Project #7
. Create a circular color wheel.

Size:
. 12" diameter

Format:
. Centered on 15" x 20" illustration board. Each color is to be placed in circles that are 1 1/2" diameter and evenly spaced around a circle.

Materials:
. Acrylic Paints (Cadmium Red Medium, Cadmium Yellow Light and Ultramarine Blue, brushes, illustration board, colonial white paper, rubber cement, black, felt tip pen, pencil, cheap compass for drawing circles, ruler.

Reading:
. You should read Chapter 7 about color from your text. It’s a long chapter, but it contains a lot of useful, important information. For that reason you should go over this chapter carefully. This is not a chapter to read casually the night before the quiz. You should become familiar with the vocabulary list at the beginning of the chapter. These terms are crucial to your understanding the fundamentals of color theory.



This next series of assignments on color will begin to acquaint you with color terminology, the basics of additive color theory and will give you some practical investigation of color. We will start with a series of simple color mixing exercises to get you acquainted with the components of color and how (or if) color can work in a logical way.

Color Wheel
Make a 12" diameter color wheel, much like the one in the text book on page 143. Using only cadmium red medium, cadmium yellow light and ultramarine blue acrylic paints show the primary colors, the secondary colors and the intermediate colors. Once these colors have been mixed and applied to the correct area of the color wheel, indicate the primary colors with a solid line forming an equilateral triangle. Draw a second similar triangle indicating the secondary colors, but make that a dotted line.

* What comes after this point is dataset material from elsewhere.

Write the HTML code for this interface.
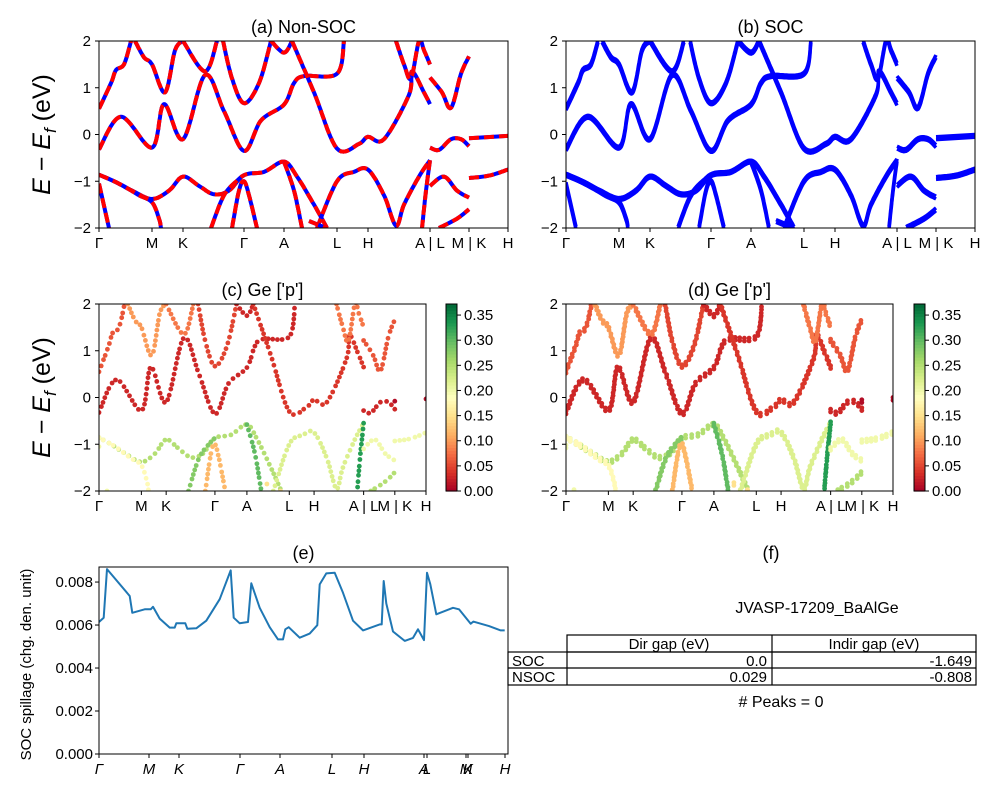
<!DOCTYPE html>
<html><head><meta charset="utf-8"><style>
body{margin:0;background:#fff}
svg{display:block;font-family:"Liberation Sans","DejaVu Sans",sans-serif}
</style></head><body>
<svg id="fig" width="1000" height="800" viewBox="0 0 1000 800"></svg>
<script>
// ---- data ----
const kTickPos = [0, 53, 84, 145, 185, 238, 269, 331, 370, 409];
const kTickLabels = ["Γ","M","K","Γ","A","L","H","A | L","M | K","H"];
const eTicks = [2, 1, 0, -1, -2];
const b1 = [[0,-0.86],[15,-1.0],[33,-1.2],[53,-1.38],[70,-1.2],[84,-0.9],[100,-1.1],[115,-1.28],[130,-1.2],[145,-0.87],[165,-0.8],[185,-0.58],[198,-0.9],[215,-1.5],[228,-2.0]];
const b2 = [[0,-0.86],[20,-1.05],[40,-1.3],[53,-1.45],[60,-1.8],[62,-2.0]];
const b3 = [[0,-1.05],[10,-2.0]];
const b4 = [[112,-2.0],[125,-1.3],[140,-0.95],[145,-0.87]];
const b5 = [[133,-2.0],[140,-1.2],[145,-1.0],[150,-1.3],[158,-2.0]];
const b6 = [[185,-0.58],[195,-1.2],[203,-2.0]];
const b7 = [[218,-2.0],[238,-1.0],[255,-0.8],[269,-0.75],[285,-1.3],[297,-1.95],[305,-1.5],[320,-0.9],[331,-0.55]];
const b8 = [[331,-0.55],[327,-1.2],[323,-2.0]];
const b9 = [[210,-1.85],[227,-2.0]];
const c1 = [[0,-0.32],[22,0.38],[53,-0.28],[65,0.65],[84,-0.1],[106,1.27],[125,0.5],[145,-0.35],[162,0.3],[185,0.64],[195,1.1],[205,1.25],[238,1.3],[245,2.0]];
const c2 = [[0,0.55],[12,1.1],[17,1.38],[25,1.5],[32,2.0]];
const c3 = [[36,2.0],[45,1.65],[53,1.5],[66,0.9],[76,1.8],[84,2.0]];
const c4 = [[84,2.0],[106,1.35],[118,2.0]];
const c5 = [[124,2.0],[133,1.2],[145,0.67],[160,1.1],[172,2.0]];
const c6 = [[172,2.0],[185,1.75],[193,2.0]];
const c7 = [[193,2.0],[215,0.9],[238,-0.3],[260,-0.2],[269,-0.05],[285,-0.1],[310,0.85],[313,1.35],[325,0.9],[331,0.65]];
const c8 = [[297,2.0],[305,1.5],[312,1.2],[320,2.0],[325,1.8],[331,1.5]];
const s1 = [[331,1.22],[343,0.9],[352,0.57],[362,1.3],[370,1.67]];
const s2 = [[331,-0.28],[340,-0.33],[352,-0.1],[362,-0.1],[370,-0.25]];
const s3 = [[331,-1.1],[345,-0.9],[358,-1.2],[370,-1.35]];
const s4 = [[340,-2.0],[358,-1.8],[370,-1.6]];
const t1 = [[370,-0.08],[409,-0.03]];
const t2 = [[370,-0.93],[390,-0.88],[409,-0.75]];
const bands = [b1,b2,b3,b4,b5,b6,b7,b8,b9,c1,c2,c3,c4,c5,c6,c7,c8,s1,s2,s3,s4,t1,t2];
const geWeights = [0.25,0.18,0.2,0.28,0.12,0.3,0.22,0.33,0.15,0.03,0.06,0.1,0.08,0.05,0.03,0.04,0.08,0.06,0.03,0.2,0.25,0.01,0.2];
const cbTicks = [0,0.05,0.1,0.15,0.2,0.25,0.3,0.35];
const spillK = [0,4.7,8,30.7,33.3,45.7,51.7,54,60.7,70.7,75.7,77.3,86.3,88.3,97.3,107.3,120.7,131.7,134.7,140.7,149,152.3,160.7,170.7,179,184,186.3,189.7,200.7,210.7,218.3,220.7,227.3,235.7,244,254,264,280.7,282.7,284.7,287.3,294,305.7,314,319,325,328,331.3,337.3,354,360,371.7,374.3,390,401.7,405.7];
const spillV = [.00614,.00634,.0086,.00735,.00657,.00673,.00673,.00685,.0063,.00588,.00588,.00608,.00608,.00583,.00585,.0062,.0072,.00854,.00634,.00608,.00614,.00794,.0068,.0059,.00533,.00533,.0058,.0059,.00541,.0056,.00599,.00789,.0084,.00843,.0075,.0062,.00575,.00603,.00603,.00805,.0070,.0057,.00526,.0054,.0058,.0053,.00843,.0079,.0065,.0068,.00673,.00606,.00616,.00595,.00575,.00575];
const spillTickPos = [0,50,80,141,181,233,265,325,328,367,369,406];
const spillTickLabels = ["Γ","M","K","Γ","A","L","H","A","L","M","K","H"];
const spillYTicks = [0,0.002,0.004,0.006,0.008];

// ---- helpers ----
const svg = document.getElementById('fig');
const NS = 'http://www.w3.org/2000/svg';
function mk(tag, attrs, parent){const e=document.createElementNS(NS,tag);for(const k in attrs)e.setAttribute(k,attrs[k]);(parent||svg).appendChild(e);return e;}
function txt(x,y,s,size,anchor,parent,extra){const t=mk('text',Object.assign({x:x,y:y,'font-size':size,'text-anchor':anchor||'middle',fill:'#000'},extra||{}),parent);t.textContent=s;return t;}
function lerp(a,b,t){return a+(b-a)*t;}
// Catmull-Rom smoothing of screen points
function smooth(P){
  if(P.length<3)return P;
  const out=[];
  for(let i=0;i<P.length-1;i++){
    const p0=P[Math.max(0,i-1)],p1=P[i],p2=P[i+1],p3=P[Math.min(P.length-1,i+2)];
    const n=Math.max(2,Math.round(Math.hypot(p2[0]-p1[0],p2[1]-p1[1])/2));
    for(let s=0;s<n;s++){const t=s/n,t2=t*t,t3=t2*t;
      out.push([0,1].map(j=>0.5*((2*p1[j])+(-p0[j]+p2[j])*t+(2*p0[j]-5*p1[j]+4*p2[j]-p3[j])*t2+(-p0[j]+3*p1[j]-3*p2[j]+p3[j])*t3)));}
  }
  out.push(P[P.length-1]);return out;
}
const cmapStops=[[0,[165,0,38]],[0.1,[215,48,39]],[0.2,[244,109,67]],[0.3,[253,174,97]],[0.4,[254,224,139]],[0.5,[255,255,191]],[0.6,[217,239,139]],[0.7,[166,217,106]],[0.8,[102,189,99]],[0.9,[26,152,80]],[1,[0,104,55]]];
function cmap(v){v=Math.max(0,Math.min(1,v));for(let i=1;i<cmapStops.length;i++){if(v<=cmapStops[i][0]){const a=cmapStops[i-1],b=cmapStops[i];const t=(v-a[0])/(b[0]-a[0]);return 'rgb('+a[1].map((c,j)=>Math.round(lerp(c,b[1][j],t))).join(',')+')';}}return 'rgb(0,104,55)';}
const CBMAX=0.372;

function axesFrame(x0,y0,w,h,name,title){
  const g=mk('g',{});
  
  
  const cid='clip-'+name;
  const cp=mk('clipPath',{id:cid},g);mk('rect',{x:x0,y:y0,width:w,height:h},cp);
  const plot=mk('g',{'clip-path':'url(#'+cid+')'},g);
  
  
  const t=txt(x0+w/2,y0-8,title,18,'middle',g);
  
  
  return {g,plot};
}
function frameBorder(g,x0,y0,w,h){mk('rect',{x:x0,y:y0,width:w,height:h,fill:'none',stroke:'#000','stroke-width':1},g);}

function bandPanel(x0,y0,w,h,name,title,mode,showY){
  const {g,plot}=axesFrame(x0,y0,w,h,name,title);
  const sx=k=>x0+k/409*w, sy=e=>y0+(2-e)/4*h;
  bands.forEach((b,i)=>{
    const P=smooth(b.map(p=>[sx(p[0]),sy(p[1])]));
    const pts=P.map(p=>p[0].toFixed(1)+','+p[1].toFixed(1)).join(' ');
    if(mode==='nsoc'){
      const l1=mk('polyline',{points:pts,fill:'none',stroke:'#0000ff','stroke-width':4,'stroke-linejoin':'round'},plot);
      
      
      const l2=mk('polyline',{points:pts,fill:'none',stroke:'#ff0000','stroke-width':4,'stroke-dasharray':'10,5','stroke-linejoin':'round'},plot);
      
      
    } else if(mode==='soc'){
      [-0.03,0.03].forEach(d=>{
        const P2=smooth(b.map(p=>[sx(p[0]),sy(p[1]+d)]));
        const l=mk('polyline',{points:P2.map(p=>p[0].toFixed(1)+','+p[1].toFixed(1)).join(' '),fill:'none',stroke:'#0000ff','stroke-width':3.5,'stroke-linejoin':'round'},plot);
        
        
      });
    } else {
      const col=cmap(geWeights[i]/CBMAX);
      const offs = mode==='scatter2'?[-0.03,0.03]:[0];
      offs.forEach(d=>{
        const P2=smooth(b.map(p=>[sx(p[0]),sy(p[1]+d)]));
        let acc=5;
        for(let j=0;j<P2.length;j++){
          if(j>0)acc+=Math.hypot(P2[j][0]-P2[j-1][0],P2[j][1]-P2[j-1][1]);
          if(acc>=4.5){acc=0;
            const c=mk('circle',{cx:P2[j][0].toFixed(1),cy:P2[j][1].toFixed(1),r:2.4,fill:col},plot);
            
            
          }
        }
      });
    }
  });
  frameBorder(g,x0,y0,w,h);
  eTicks.forEach(e=>{mk('line',{x1:x0-4,x2:x0,y1:sy(e),y2:sy(e),stroke:'#000'},g);
    const t=txt(x0-8,sy(e)+5,String(e).replace('-','−'),15,'end',g);
    
    });
  kTickPos.forEach((k,i)=>{mk('line',{x1:sx(k),x2:sx(k),y1:y0+h,y2:y0+h+4,stroke:'#000'},g);
    const t=txt(sx(k),y0+h+20,kTickLabels[i],15,'middle',g);
    
    });
  if(showY){
    const t=mk('text',{x:0,y:0,'font-size':25,'text-anchor':'middle',transform:'translate(50,'+(y0+h/2)+') rotate(-90)'},g);
    
    
    t.innerHTML='<tspan font-style="italic">E</tspan> − <tspan font-style="italic">E</tspan><tspan font-size="17" font-style="italic" dy="6">f</tspan><tspan dy="-6"> (eV)</tspan>';
  }
}
function colorbar(x0,y0,w,h,name){
  const g=mk('g',{});
  
  
  const n=60;
  for(let i=0;i<n;i++){mk('rect',{x:x0,y:y0+h-(i+1)*h/n,width:w,height:h/n+0.6,fill:cmap((i+0.5)/n)},g);}
  frameBorder(g,x0,y0,w,h);
  cbTicks.forEach(v=>{const y=y0+h-v/CBMAX*h;mk('line',{x1:x0+w,x2:x0+w+4,y1:y,y2:y,stroke:'#000'},g);
    const t=txt(x0+w+7,y+5,v.toFixed(2),15,'start',g);
    
    });
}

bandPanel(99,41,409,187,'panel-a-non-soc','(a) Non-SOC','nsoc',true);
bandPanel(566,41,409,187,'panel-b-soc','(b) SOC','soc',false);
bandPanel(99,304,327,187,'panel-c-ge-p','(c)  Ge [\'p\']','scatter',true);
colorbar(446,304,11,187,'colorbar-c');
bandPanel(566,304,327,187,'panel-d-ge-p','(d) Ge [\'p\']','scatter2',false);
colorbar(914,304,11,187,'colorbar-d');

// panel e
(function(){
  const x0=99,y0=567,w=409,h=187,ymax=0.0087;
  const {g,plot}=axesFrame(x0,y0,w,h,'panel-e-spillage','(e)');
  const sx=k=>x0+k/409*w, sy=v=>y0+h-v/ymax*h;
  const pts=spillK.map((k,i)=>sx(k).toFixed(1)+','+sy(spillV[i]).toFixed(1)).join(' ');
  const l=mk('polyline',{points:pts,fill:'none',stroke:'#1f77b4','stroke-width':2,'stroke-linejoin':'round'},plot);
  
  
  frameBorder(g,x0,y0,w,h);
  spillYTicks.forEach(v=>{mk('line',{x1:x0-4,x2:x0,y1:sy(v),y2:sy(v),stroke:'#000'},g);
    const t=txt(x0-6,sy(v)+5,v.toFixed(3),15,'end',g);
    
    });
  spillTickPos.forEach((k,i)=>{mk('line',{x1:sx(k),x2:sx(k),y1:y0+h,y2:y0+h+4,stroke:'#000'},g);
    const t=txt(sx(k),y0+h+20,spillTickLabels[i],15,'middle',g,{'font-style':'italic'});
    
    });
  const yt=mk('text',{x:0,y:0,'font-size':15,'text-anchor':'middle',transform:'translate(31,'+(y0+h/2+4)+') rotate(-90)'},g);
  
  
  yt.textContent='SOC spillage (chg. den. unit)';
})();
</script>
<svg width="1000" height="800" style="position:absolute;left:0;top:0;font-family:'Liberation Sans','DejaVu Sans',sans-serif">
  <text x="771" y="559" font-size="18" text-anchor="middle">(f)</text>
  <text x="817" y="613" font-size="16" text-anchor="middle">JVASP-17209_BaAlGe</text>
  <g fill="none" stroke="#000" stroke-width="1.2">
    <rect x="567" y="635" width="409" height="17"/>
    <line x1="772" y1="635" x2="772" y2="685"/>
    <rect x="508" y="652" width="468" height="33"/>
    <line x1="508" y1="668" x2="976" y2="668"/>
    <line x1="567" y1="652" x2="567" y2="685"/>
  </g>
  <g font-size="15">
    <text x="669" y="649" text-anchor="middle">Dir gap (eV)</text>
    <text x="874" y="649" text-anchor="middle">Indir gap (eV)</text>
    <text x="512" y="666">SOC</text>
    <text x="767" y="666" text-anchor="end">0.0</text>
    <text x="972" y="666" text-anchor="end">-1.649</text>
    <text x="512" y="682">NSOC</text>
    <text x="767" y="682" text-anchor="end">0.029</text>
    <text x="972" y="682" text-anchor="end">-0.808</text>
  </g>
  <text x="781" y="707" font-size="16" text-anchor="middle"># Peaks = 0</text>
</svg>
</body></html>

Label your colors in black pen using capital letters 1/4" tall. In executing your color wheel, keep the mixed colors even, and apply the paint smoothly and neatly.

How to do this the "easy way"

First, you will make relatively large swatches of the primary, secondary and intermediate colors as found in chapter 7 of your text. These swatches will measure approximately 4 inches by 4 inches.

They will be solid flat colors of maximum hue and brightness and we will be using them for some of the following projects as well as this one. These can be created on Colonial White paper (cheap-and bought at the bookstore). Once you have all of the colors created on swatches, you can then cut out the sections you need in order to create the color wheel. Save all of the other colors you create, (even the mistakes) because you might be able to use them on later assignments.